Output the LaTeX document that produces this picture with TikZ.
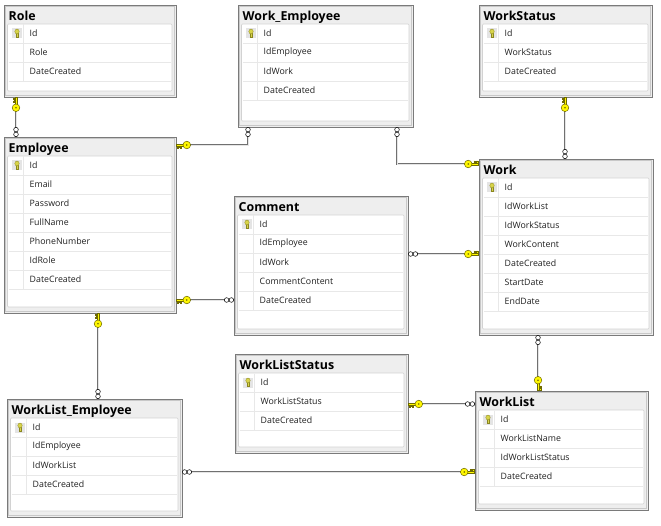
\documentclass[tikz,border=0pt]{standalone}
\usepackage{fontspec}
\setmainfont{Open Sans}
\usetikzlibrary{calc}
\definecolor{frameC}{HTML}{7A7A7A}
\definecolor{frameIn}{HTML}{C8C8C8}
\definecolor{titleC}{HTML}{EEEEEE}
\definecolor{panelB}{HTML}{D2D2D2}
\definecolor{rowL}{HTML}{E8E8E8}
\definecolor{txtC}{HTML}{202020}
\definecolor{keyY}{HTML}{FFF700}
\definecolor{keyO}{HTML}{6E6A00}
\definecolor{tkeyY}{HTML}{D8D44A}
\definecolor{tkeyO}{HTML}{8A8620}
\definecolor{iconbg}{HTML}{E4E4E4}
\definecolor{relC}{HTML}{707070}
\tikzset{
  tblbox/.style={draw=frameC, line width=0.8pt, fill=titleC, inner sep=0pt, outer sep=0pt, rectangle},
  tblinner/.style={draw=frameIn, line width=0.5pt},
  panel/.style={draw=panelB, fill=white, line width=0.6pt, rounded corners=1pt},
  rowline/.style={draw=rowL, line width=0.6pt},
  rowtext/.style={font=\fontsize{8.8}{10}\selectfont, text=txtC, inner sep=0pt, anchor=west},
  tbltitle/.style={font=\fontsize{12.4}{14}\selectfont\bfseries, text=black, inner sep=0pt, anchor=base west},
  rel/.style={draw=relC, line width=0.6pt, double=white!80!gray, double distance=0.9pt},
  pics/fkkey/.style={code={
    \filldraw[fill=keyY, draw=keyO, line width=0.4pt] (0.5,-1.1) rectangle (8,1.1);
    \filldraw[fill=keyY, draw=keyO, line width=0.4pt] (1.2,1.1) -- (1.2,3) -- (2.6,3) -- (2.6,1.9) -- (3.8,1.9) -- (3.8,3) -- (5.2,3) -- (5.2,1.1) -- cycle;
    \filldraw[fill=keyY, draw=keyO, line width=0.5pt] (10.8,0) circle (3.8);
    \fill[keyO] (10.8,0) circle (0.9);
  }},
  pics/fkinf/.style={code={
    \filldraw[fill=white, draw=black, line width=0.5pt] (2.6,0) circle (2.3) (7.4,0) circle (2.3);
  }},
}
\newcommand{\dbtab}[8]{%
  \node[tblbox, minimum width=#4pt, minimum height=#5pt, anchor=north west] (#1) at (#2,#3) {};
  \draw[tblinner] ($(#1.north west)+(1.4,1.4)$) rectangle ($(#1.south east)+(-1.4,-1.4)$);
  \draw[panel] ($(#1.north west)+(3.5,19)$) rectangle ($(#1.south east)+(-4,-6)$);
  \draw[rowline] ($(#1.north west)+(19,19.5)$) -- ($(#1.north west)+(19,19+19*#7)$);
  \foreach \rn [count=\ri] in {#8} {
    \draw[rowline] ($(#1.north west)+(4.5,19+19*\ri)$) -- ($(#1.north east)+(-5,19+19*\ri)$);
    \node[rowtext] (#1-r\ri) at ($(#1.north west)+(25.5,9.5+19*\ri)$) {\rn};
  }
  \fill[iconbg] ($(#1.north west)+(8,23.5)$) rectangle ($(#1.north west)+(18,33.5)$);
  \filldraw[fill=tkeyY, draw=tkeyO, line width=0.3pt] ($(#1.north west)+(12.3,28)$) rectangle ($(#1.north west)+(13.7,32.5)$);
  \filldraw[fill=tkeyY, draw=tkeyO, line width=0.3pt] ($(#1.north west)+(13,26.5)$) ellipse (2.2 and 2.5);
  \node[tbltitle] (#1-t) at ($(#1.north west)+(4.5,15.5)$) {#6};
}
\begin{document}
\begin{tikzpicture}[x=1pt,y=-1pt]
\fill[white] (0,0) rectangle (661,526);
\useasboundingbox (0,0) rectangle (661,526);

\dbtab{role}{4}{5}{172}{92}{Role}{3}{Id,Role,DateCreated}
\dbtab{we}{238}{5}{175}{122}{Work\_Employee}{4}{Id,IdEmployee,IdWork,DateCreated}
\dbtab{ws}{479}{5}{173}{92}{WorkStatus}{3}{Id,WorkStatus,DateCreated}
\dbtab{emp}{4}{137}{172}{176}{Employee}{7}{Id,Email,Password,FullName,PhoneNumber,IdRole,DateCreated}
\dbtab{work}{479}{159}{174}{176}{Work}{7}{Id,IdWorkList,IdWorkStatus,WorkContent,DateCreated,StartDate,EndDate}
\dbtab{comment}{234}{196}{174}{139}{Comment}{5}{Id,IdEmployee,IdWork,CommentContent,DateCreated}
\dbtab{wls}{235}{354}{173}{99}{WorkListStatus}{3}{Id,WorkListStatus,DateCreated}
\dbtab{wl}{475}{391}{173}{119}{WorkList}{4}{Id,WorkListName,IdWorkListStatus,DateCreated}
\dbtab{wle}{7}{399}{175}{118}{WorkList\_Employee}{4}{Id,IdEmployee,IdWorkList,DateCreated}

% Role - Employee
\coordinate (c1a) at ($(role.south west)+(12,0)$);
\coordinate (c1b) at (c1a |- emp.north);
\draw[rel] (c1a) -- (c1b);
\pic[rotate=-90] at (c1a) {fkkey};
\pic[rotate=90] at (c1b) {fkinf};
% Employee - Work_Employee
\coordinate (c2a) at ($(emp.north east)+(0,8)$);
\coordinate (c2b) at ($(we.south west)+(10,0)$);
\draw[rel] (c2a) -| (c2b);
\pic at (c2a) {fkkey};
\pic[rotate=-90] at (c2b) {fkinf};
% Work_Employee - Work
\coordinate (c3a) at ($(we.south east)+(-16,0)$);
\coordinate (c3b) at ($(work.north west)+(0,5)$);
\draw[rel] (c3a) |- (c3b);
\pic[rotate=-90] at (c3a) {fkinf};
\pic[rotate=180] at (c3b) {fkkey};
% WorkStatus - Work
\coordinate (c4a) at ($(ws.south west)+(86,0)$);
\coordinate (c4b) at (c4a |- work.north);
\draw[rel] (c4a) -- (c4b);
\pic[rotate=-90] at (c4a) {fkkey};
\pic[rotate=90] at (c4b) {fkinf};
% Comment - Work
\coordinate (c5a) at ($(comment.north east)+(0,58)$);
\coordinate (c5b) at (c5a -| work.west);
\draw[rel] (c5a) -- (c5b);
\pic at (c5a) {fkinf};
\pic[rotate=180] at (c5b) {fkkey};
% Employee - Comment
\coordinate (c6a) at ($(emp.north east)+(0,163)$);
\coordinate (c6b) at (c6a -| comment.west);
\draw[rel] (c6a) -- (c6b);
\pic at (c6a) {fkkey};
\pic[rotate=180] at (c6b) {fkinf};
% Employee - WorkList_Employee
\coordinate (c7a) at ($(emp.south west)+(94,0)$);
\coordinate (c7b) at (c7a |- wle.north);
\draw[rel] (c7a) -- (c7b);
\pic[rotate=-90] at (c7a) {fkkey};
\pic[rotate=90] at (c7b) {fkinf};
% Work - WorkList
\coordinate (c8a) at ($(work.south west)+(59,0)$);
\coordinate (c8b) at (c8a |- wl.north);
\draw[rel] (c8a) -- (c8b);
\pic[rotate=-90] at (c8a) {fkinf};
\pic[rotate=90] at (c8b) {fkkey};
% WorkListStatus - WorkList
\coordinate (c9a) at ($(wls.north east)+(0,50)$);
\coordinate (c9b) at (c9a -| wl.west);
\draw[rel] (c9a) -- (c9b);
\pic at (c9a) {fkkey};
\pic[rotate=180] at (c9b) {fkinf};
% WorkList_Employee - WorkList
\coordinate (c10a) at ($(wle.north east)+(0,73)$);
\coordinate (c10b) at (c10a -| wl.west);
\draw[rel] (c10a) -- (c10b);
\pic at (c10a) {fkinf};
\pic[rotate=180] at (c10b) {fkkey};
\end{tikzpicture}
\end{document}
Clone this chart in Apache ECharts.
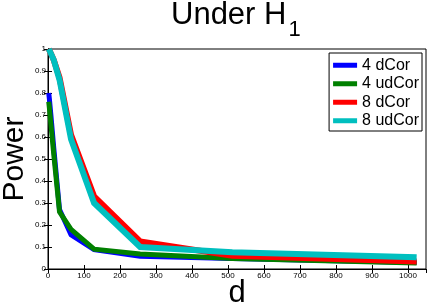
<!DOCTYPE html>
<html>
<head>
<meta charset="utf-8">
<script src="https://cdn.jsdelivr.net/npm/echarts@6/dist/echarts.min.js"></script>
<style>html,body{margin:0;padding:0;background:#fff}#c{width:428px;height:306px}</style>
</head>
<body>
<div id="c"></div>
<script>
var dims = [2, 4, 8, 16, 32, 64, 128, 256, 512, 1024];
var seriesNames = ['4 dCor', '4 udCor', '8 dCor', '8 udCor'];
var dCor4 = [0.80, 0.77, 0.70, 0.55, 0.27, 0.155, 0.088, 0.058, 0.048, 0.030];
var udCor4 = [0.76, 0.73, 0.66, 0.52, 0.26, 0.18, 0.09, 0.068, 0.048, 0.027];
var dCor8 = [1.0, 0.995, 0.98, 0.95, 0.87, 0.61, 0.33, 0.125, 0.060, 0.034];
var udCor8 = [1.0, 0.995, 0.98, 0.95, 0.86, 0.59, 0.30, 0.10, 0.076, 0.053];
var colors = ['#0000ff', '#008000', '#ff0000', '#00bfbf'];
var widths = [5, 5, 6, 6];
var allValues = [dCor4, udCor4, dCor8, udCor8];

var FONT = 'Liberation Sans';
function pairs(v) { return dims.map(function (d, i) { return [d, v[i]]; }); }

var chart = echarts.init(document.getElementById('c'), null, { renderer: 'canvas' });
var tickCommon = { show: true, inside: true, length: 4, lineStyle: { color: '#000', width: 1 } };
var option = {
  animation: false,
  backgroundColor: '#fff',
  title: {
    text: '{a|Under H}{b|1}',
    left: 171, top: 0, padding: 0,
    textStyle: {
      fontWeight: 'normal',
      rich: {
        a: { fontFamily: FONT, fontSize: 31, lineHeight: 31, fontWeight: 'normal', color: '#000', verticalAlign: 'top' },
        b: { fontFamily: FONT, fontSize: 22, lineHeight: 22, fontWeight: 'normal', color: '#000', verticalAlign: 'top', padding: [19, 0, 0, 2] }
      }
    }
  },
  grid: { left: 48, right: 2, top: 49, bottom: 37, show: true, borderColor: '#000', borderWidth: 1, containLabel: false, outerBoundsMode: 'none' },
  legend: {
    orient: 'vertical', right: 6, top: 53,
    data: seriesNames,
    backgroundColor: '#fff', borderColor: '#000', borderWidth: 1,
    padding: [3, 3, 1, 4],
    itemWidth: 24, itemHeight: 5, itemGap: 0,
    icon: 'rect',
    textStyle: { fontFamily: FONT, fontSize: 16, lineHeight: 18.5, color: '#000' }
  },
  xAxis: [{
    type: 'value', min: 0, max: 1050, interval: 100,
    name: 'd', nameLocation: 'middle', nameGap: 9, nameMoveOverlap: false,
    nameTextStyle: { fontFamily: FONT, fontSize: 31, lineHeight: 31, color: '#000' },
    axisLine: { show: true, lineStyle: { color: '#000' } },
    axisTick: tickCommon,
    splitLine: { show: false },
    axisLabel: { fontFamily: FONT, fontSize: 8, color: '#000', margin: 3, showMaxLabel: false,
      formatter: function (v) { return String(v); } }
  }, {
    type: 'value', min: 0, max: 1050, interval: 100, position: 'top',
    axisLine: { show: true, lineStyle: { color: '#000' } },
    axisTick: tickCommon, splitLine: { show: false }, axisLabel: { show: false }
  }],
  yAxis: [{
    type: 'value', min: 0, max: 1, interval: 0.1,
    name: 'Power', nameLocation: 'middle', nameGap: 18, nameRotate: 90, nameMoveOverlap: false,
    nameTextStyle: { fontFamily: FONT, fontSize: 30, lineHeight: 30, color: '#000' },
    axisLine: { show: true, lineStyle: { color: '#000' } },
    axisTick: tickCommon,
    splitLine: { show: false },
    axisLabel: { fontFamily: FONT, fontSize: 8, color: '#000', margin: 2 }
  }, {
    type: 'value', min: 0, max: 1, interval: 0.1, position: 'right',
    axisLine: { show: true, lineStyle: { color: '#000' } },
    axisTick: tickCommon, splitLine: { show: false }, axisLabel: { show: false }
  }],
  series: seriesNames.map(function (n, i) {
    return {
      name: n, type: 'line', data: pairs(allValues[i]),
      xAxisIndex: 0, yAxisIndex: 0,
      showSymbol: false, symbol: 'none',
      lineStyle: { color: colors[i], width: widths[i], join: 'miter' },
      itemStyle: { color: colors[i] },
      z: 2 + i
    };
  })
};
chart.setOption(option);
</script>
</body>
</html>
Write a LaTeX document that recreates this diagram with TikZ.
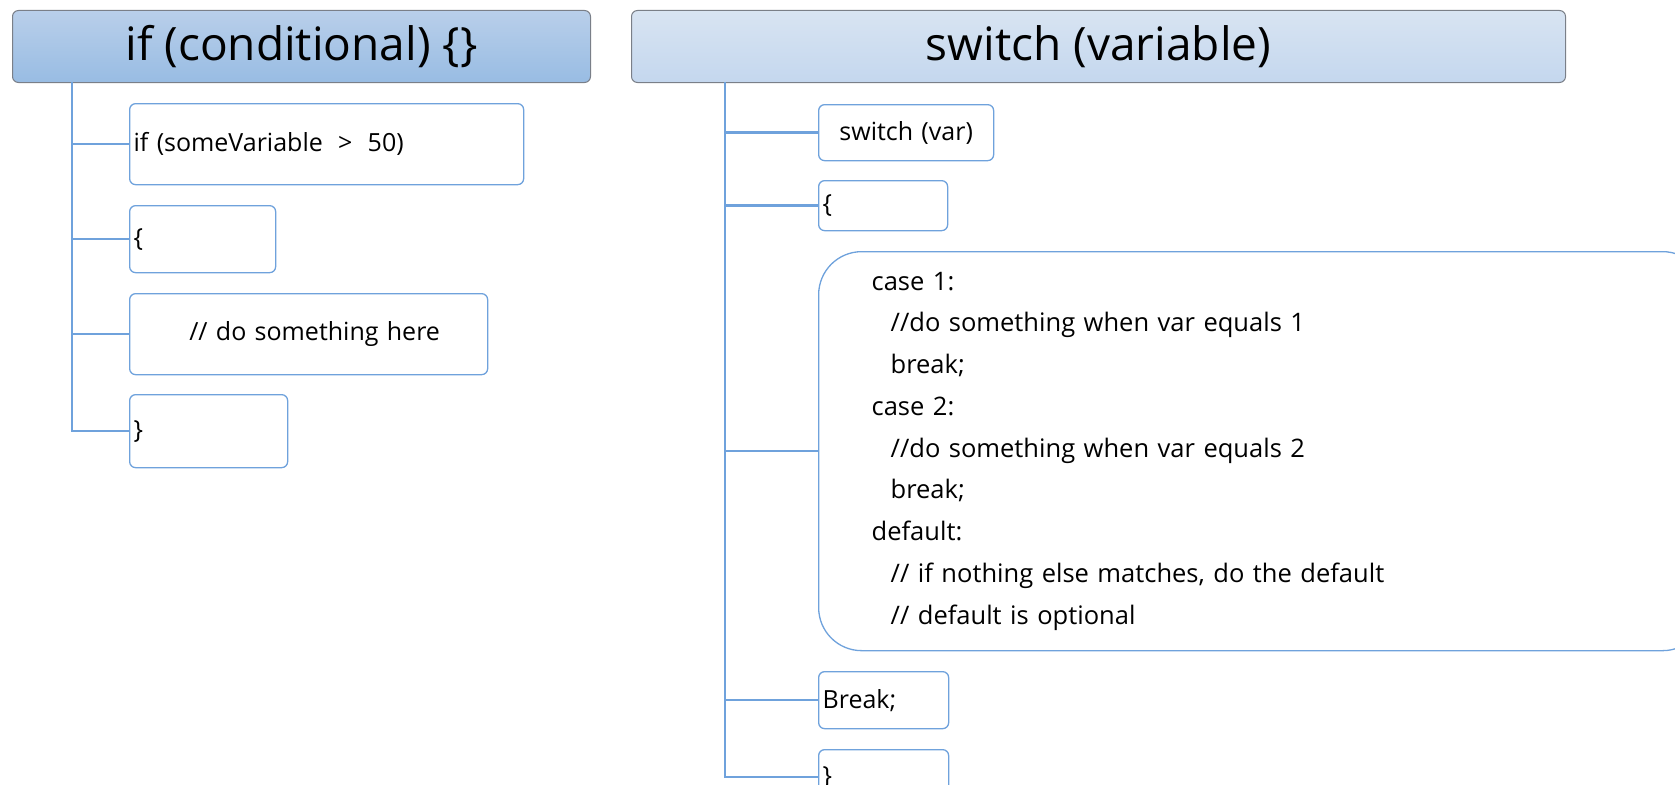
\documentclass[tikz,border=0pt]{standalone}
\usepackage{fontspec}
\setmainfont{Open Sans}
\usetikzlibrary{positioning}

\definecolor{treeBlue}{HTML}{6FA2DC}
\definecolor{headEdge}{HTML}{7A7F88}
\definecolor{ifTop}{HTML}{B9CFEA}
\definecolor{ifBottom}{HTML}{98BCE3}
\definecolor{swTop}{HTML}{D8E4F2}
\definecolor{swBottom}{HTML}{C4D7EE}

\tikzset{
    header/.style={draw=headEdge, line width=1pt, rounded corners=6pt,
        anchor=north west, minimum height=72pt, inner sep=0pt,
        font=\fontsize{46}{54}\selectfont},
    leaf/.style={draw=treeBlue, line width=1.3pt, rounded corners=6pt,
        anchor=north west, fill=white, align=left, inner xsep=4pt, inner ysep=0pt,
        font=\fontsize{25}{30}\selectfont},
    branch/.style={draw=treeBlue, line width=2.6pt},
}

\begin{document}
\begin{tikzpicture}[x=1pt, y=-1pt]
    \def\xl{72};
    \def\xr{725};
    \def\bl{129};
    \def\br{818};

    \useasboundingbox (0,0) rectangle (1675,784);

% headers
    \node[header, top color=ifTop, bottom color=ifBottom, minimum width=578pt] (ifHead) at (12, 10) {if (conditional) \{\}};
    \node[header, top color=swTop, bottom color=swBottom, minimum width=934pt] (swHead) at (631, 10) {switch (variable)};

% boxes under if
    \node[leaf, text width=386pt, minimum height=81pt] (ifA) at (\bl, 103) {if (someVariable \;>\; 50)};
    \node[leaf, text width=138pt, minimum height=67pt] (ifB) at (\bl, 205) {\{};
    \node[leaf, text width=350pt, minimum height=81pt, align=center] (ifC) at (\bl, 293) {\hspace*{12pt}// do something here};
    \node[leaf, text width=150pt, minimum height=73pt] (ifD) at (\bl, 394) {\}};

    \coordinate (ifRoot) at (\xl, 82);
    \draw[branch] (ifRoot) |- (ifD.west);
    \foreach \n in {ifA, ifB, ifC}
        \draw[branch] (ifRoot |- \n.west) -- (\n.west);

% boxes under switch
    \node[leaf, text width=167pt, minimum height=56pt, align=center] (swA) at (\br, 104) {switch (var)};
    \node[leaf, text width=121pt, minimum height=50pt] (swB) at (\br, 180) {\{};
    \node[leaf, rounded corners=43pt, inner xsep=53pt, text width=781pt, minimum height=399pt,
        font=\fontsize{25.5}{41.75}\selectfont] (swC) at (\br, 251) {case 1:\\
        \hspace*{19pt}//do something when var equals 1\\
        \hspace*{19pt}break;\\
        case 2:\\
        \hspace*{19pt}//do something when var equals 2\\
        \hspace*{19pt}break;\\
        default:\\
        \hspace*{19pt}// if nothing else matches, do the default\\
        \hspace*{19pt}// default is optional};
    \node[leaf, text width=122pt, minimum height=57pt] (swD) at (\br, 671) {Break;};
    \node[leaf, text width=122pt, minimum height=55pt] (swE) at (\br, 749) {\}};

    \coordinate (swRoot) at (\xr, 82);
    \draw[branch] (swRoot) |- (swE.west);
    \foreach \n in {swA, swB, swC, swD}
        \draw[branch] (swRoot |- \n.west) -- (\n.west);

\end{tikzpicture}
\end{document}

- **WHAT IS BEING ASKED**
Show, from the material above, each line that includes the string "with".

- **ANSWER FOR THE TASK**
Output the LaTeX document that produces this picture with TikZ.
Write a LaTeX document that recreates this diagram with TikZ.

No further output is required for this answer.